:: Instructions for the task ::
Repeat the material below exactly, with no pictures.

--- start of Given data ---

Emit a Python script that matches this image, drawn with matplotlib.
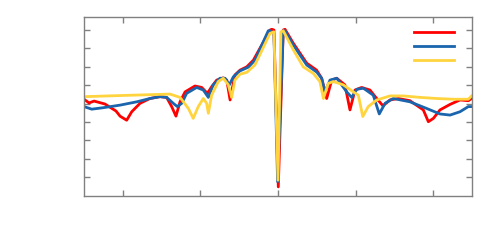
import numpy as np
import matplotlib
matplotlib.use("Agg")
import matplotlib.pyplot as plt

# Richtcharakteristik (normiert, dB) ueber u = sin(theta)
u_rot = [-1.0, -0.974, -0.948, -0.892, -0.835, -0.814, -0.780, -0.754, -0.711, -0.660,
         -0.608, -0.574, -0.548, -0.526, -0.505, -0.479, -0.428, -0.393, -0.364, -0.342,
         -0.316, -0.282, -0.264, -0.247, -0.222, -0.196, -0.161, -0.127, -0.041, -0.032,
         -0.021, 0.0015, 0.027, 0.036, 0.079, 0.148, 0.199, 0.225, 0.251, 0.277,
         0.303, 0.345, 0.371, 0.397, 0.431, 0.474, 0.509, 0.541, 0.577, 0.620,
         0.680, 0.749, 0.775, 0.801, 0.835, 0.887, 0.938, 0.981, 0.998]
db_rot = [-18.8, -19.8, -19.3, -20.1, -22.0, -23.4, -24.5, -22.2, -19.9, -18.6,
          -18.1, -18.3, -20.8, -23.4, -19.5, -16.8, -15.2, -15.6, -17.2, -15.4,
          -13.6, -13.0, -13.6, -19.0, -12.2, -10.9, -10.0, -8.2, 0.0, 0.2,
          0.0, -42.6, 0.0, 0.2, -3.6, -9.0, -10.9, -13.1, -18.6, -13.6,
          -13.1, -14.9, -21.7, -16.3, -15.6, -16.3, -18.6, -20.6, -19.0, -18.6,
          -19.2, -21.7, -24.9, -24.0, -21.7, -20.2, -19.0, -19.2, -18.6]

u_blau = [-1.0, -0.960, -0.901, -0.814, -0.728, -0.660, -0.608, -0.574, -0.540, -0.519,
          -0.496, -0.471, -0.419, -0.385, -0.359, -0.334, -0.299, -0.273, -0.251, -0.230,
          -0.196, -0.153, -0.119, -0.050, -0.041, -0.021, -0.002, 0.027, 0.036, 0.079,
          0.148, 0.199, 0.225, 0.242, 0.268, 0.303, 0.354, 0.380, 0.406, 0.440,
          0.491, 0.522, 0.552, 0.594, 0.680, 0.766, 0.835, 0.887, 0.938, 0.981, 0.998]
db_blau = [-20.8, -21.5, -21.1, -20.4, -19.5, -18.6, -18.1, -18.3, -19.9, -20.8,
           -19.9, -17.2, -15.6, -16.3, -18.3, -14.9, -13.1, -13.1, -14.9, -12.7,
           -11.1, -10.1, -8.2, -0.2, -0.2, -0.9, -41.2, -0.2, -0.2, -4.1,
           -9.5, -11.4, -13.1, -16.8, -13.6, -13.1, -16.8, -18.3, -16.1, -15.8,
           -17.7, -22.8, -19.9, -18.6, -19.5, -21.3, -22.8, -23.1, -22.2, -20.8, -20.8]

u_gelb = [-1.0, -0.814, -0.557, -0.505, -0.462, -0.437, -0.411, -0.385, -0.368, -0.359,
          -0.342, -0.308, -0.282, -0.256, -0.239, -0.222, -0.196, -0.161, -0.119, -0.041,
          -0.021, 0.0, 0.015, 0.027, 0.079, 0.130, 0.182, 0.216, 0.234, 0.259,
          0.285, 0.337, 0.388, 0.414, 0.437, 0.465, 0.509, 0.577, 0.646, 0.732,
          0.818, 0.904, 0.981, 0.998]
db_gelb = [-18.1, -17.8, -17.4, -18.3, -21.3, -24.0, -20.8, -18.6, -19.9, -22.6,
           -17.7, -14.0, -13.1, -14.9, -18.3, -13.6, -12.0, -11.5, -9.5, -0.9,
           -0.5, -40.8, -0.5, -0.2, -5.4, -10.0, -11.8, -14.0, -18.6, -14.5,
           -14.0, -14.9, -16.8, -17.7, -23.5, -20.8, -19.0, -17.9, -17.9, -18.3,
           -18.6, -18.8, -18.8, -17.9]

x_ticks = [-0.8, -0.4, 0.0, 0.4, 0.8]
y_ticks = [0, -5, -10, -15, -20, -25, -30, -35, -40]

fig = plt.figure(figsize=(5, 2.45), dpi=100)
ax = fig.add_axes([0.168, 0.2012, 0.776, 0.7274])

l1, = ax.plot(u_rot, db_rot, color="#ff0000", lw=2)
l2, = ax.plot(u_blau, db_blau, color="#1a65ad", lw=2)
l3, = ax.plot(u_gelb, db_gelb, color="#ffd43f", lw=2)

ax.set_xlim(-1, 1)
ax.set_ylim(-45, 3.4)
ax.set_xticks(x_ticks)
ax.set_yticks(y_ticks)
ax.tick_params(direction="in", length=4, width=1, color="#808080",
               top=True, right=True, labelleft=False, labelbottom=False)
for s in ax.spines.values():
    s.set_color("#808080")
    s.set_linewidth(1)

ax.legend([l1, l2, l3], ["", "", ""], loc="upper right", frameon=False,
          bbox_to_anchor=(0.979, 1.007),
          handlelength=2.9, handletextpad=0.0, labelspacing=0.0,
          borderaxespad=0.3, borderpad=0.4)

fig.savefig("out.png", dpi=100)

--- end of Given data ---

:: Answer to this task ::
Emit a Python script that matches this image, drawn with matplotlib.
import numpy as np
import matplotlib
matplotlib.use("Agg")
import matplotlib.pyplot as plt

# Richtcharakteristik (normiert, dB) ueber u = sin(theta)
u_rot = [-1.0, -0.974, -0.948, -0.892, -0.835, -0.814, -0.780, -0.754, -0.711, -0.660,
         -0.608, -0.574, -0.548, -0.526, -0.505, -0.479, -0.428, -0.393, -0.364, -0.342,
         -0.316, -0.282, -0.264, -0.247, -0.222, -0.196, -0.161, -0.127, -0.041, -0.032,
         -0.021, 0.0015, 0.027, 0.036, 0.079, 0.148, 0.199, 0.225, 0.251, 0.277,
         0.303, 0.345, 0.371, 0.397, 0.431, 0.474, 0.509, 0.541, 0.577, 0.620,
         0.680, 0.749, 0.775, 0.801, 0.835, 0.887, 0.938, 0.981, 0.998]
db_rot = [-18.8, -19.8, -19.3, -20.1, -22.0, -23.4, -24.5, -22.2, -19.9, -18.6,
          -18.1, -18.3, -20.8, -23.4, -19.5, -16.8, -15.2, -15.6, -17.2, -15.4,
          -13.6, -13.0, -13.6, -19.0, -12.2, -10.9, -10.0, -8.2, 0.0, 0.2,
          0.0, -42.6, 0.0, 0.2, -3.6, -9.0, -10.9, -13.1, -18.6, -13.6,
          -13.1, -14.9, -21.7, -16.3, -15.6, -16.3, -18.6, -20.6, -19.0, -18.6,
          -19.2, -21.7, -24.9, -24.0, -21.7, -20.2, -19.0, -19.2, -18.6]

u_blau = [-1.0, -0.960, -0.901, -0.814, -0.728, -0.660, -0.608, -0.574, -0.540, -0.519,
          -0.496, -0.471, -0.419, -0.385, -0.359, -0.334, -0.299, -0.273, -0.251, -0.230,
          -0.196, -0.153, -0.119, -0.050, -0.041, -0.021, -0.002, 0.027, 0.036, 0.079,
          0.148, 0.199, 0.225, 0.242, 0.268, 0.303, 0.354, 0.380, 0.406, 0.440,
          0.491, 0.522, 0.552, 0.594, 0.680, 0.766, 0.835, 0.887, 0.938, 0.981, 0.998]
db_blau = [-20.8, -21.5, -21.1, -20.4, -19.5, -18.6, -18.1, -18.3, -19.9, -20.8,
           -19.9, -17.2, -15.6, -16.3, -18.3, -14.9, -13.1, -13.1, -14.9, -12.7,
           -11.1, -10.1, -8.2, -0.2, -0.2, -0.9, -41.2, -0.2, -0.2, -4.1,
           -9.5, -11.4, -13.1, -16.8, -13.6, -13.1, -16.8, -18.3, -16.1, -15.8,
           -17.7, -22.8, -19.9, -18.6, -19.5, -21.3, -22.8, -23.1, -22.2, -20.8, -20.8]

u_gelb = [-1.0, -0.814, -0.557, -0.505, -0.462, -0.437, -0.411, -0.385, -0.368, -0.359,
          -0.342, -0.308, -0.282, -0.256, -0.239, -0.222, -0.196, -0.161, -0.119, -0.041,
          -0.021, 0.0, 0.015, 0.027, 0.079, 0.130, 0.182, 0.216, 0.234, 0.259,
          0.285, 0.337, 0.388, 0.414, 0.437, 0.465, 0.509, 0.577, 0.646, 0.732,
          0.818, 0.904, 0.981, 0.998]
db_gelb = [-18.1, -17.8, -17.4, -18.3, -21.3, -24.0, -20.8, -18.6, -19.9, -22.6,
           -17.7, -14.0, -13.1, -14.9, -18.3, -13.6, -12.0, -11.5, -9.5, -0.9,
           -0.5, -40.8, -0.5, -0.2, -5.4, -10.0, -11.8, -14.0, -18.6, -14.5,
           -14.0, -14.9, -16.8, -17.7, -23.5, -20.8, -19.0, -17.9, -17.9, -18.3,
           -18.6, -18.8, -18.8, -17.9]

x_ticks = [-0.8, -0.4, 0.0, 0.4, 0.8]
y_ticks = [0, -5, -10, -15, -20, -25, -30, -35, -40]

fig = plt.figure(figsize=(5, 2.45), dpi=100)
ax = fig.add_axes([0.168, 0.2012, 0.776, 0.7274])

l1, = ax.plot(u_rot, db_rot, color="#ff0000", lw=2)
l2, = ax.plot(u_blau, db_blau, color="#1a65ad", lw=2)
l3, = ax.plot(u_gelb, db_gelb, color="#ffd43f", lw=2)

ax.set_xlim(-1, 1)
ax.set_ylim(-45, 3.4)
ax.set_xticks(x_ticks)
ax.set_yticks(y_ticks)
ax.tick_params(direction="in", length=4, width=1, color="#808080",
               top=True, right=True, labelleft=False, labelbottom=False)
for s in ax.spines.values():
    s.set_color("#808080")
    s.set_linewidth(1)

ax.legend([l1, l2, l3], ["", "", ""], loc="upper right", frameon=False,
          bbox_to_anchor=(0.979, 1.007),
          handlelength=2.9, handletextpad=0.0, labelspacing=0.0,
          borderaxespad=0.3, borderpad=0.4)

fig.savefig("out.png", dpi=100)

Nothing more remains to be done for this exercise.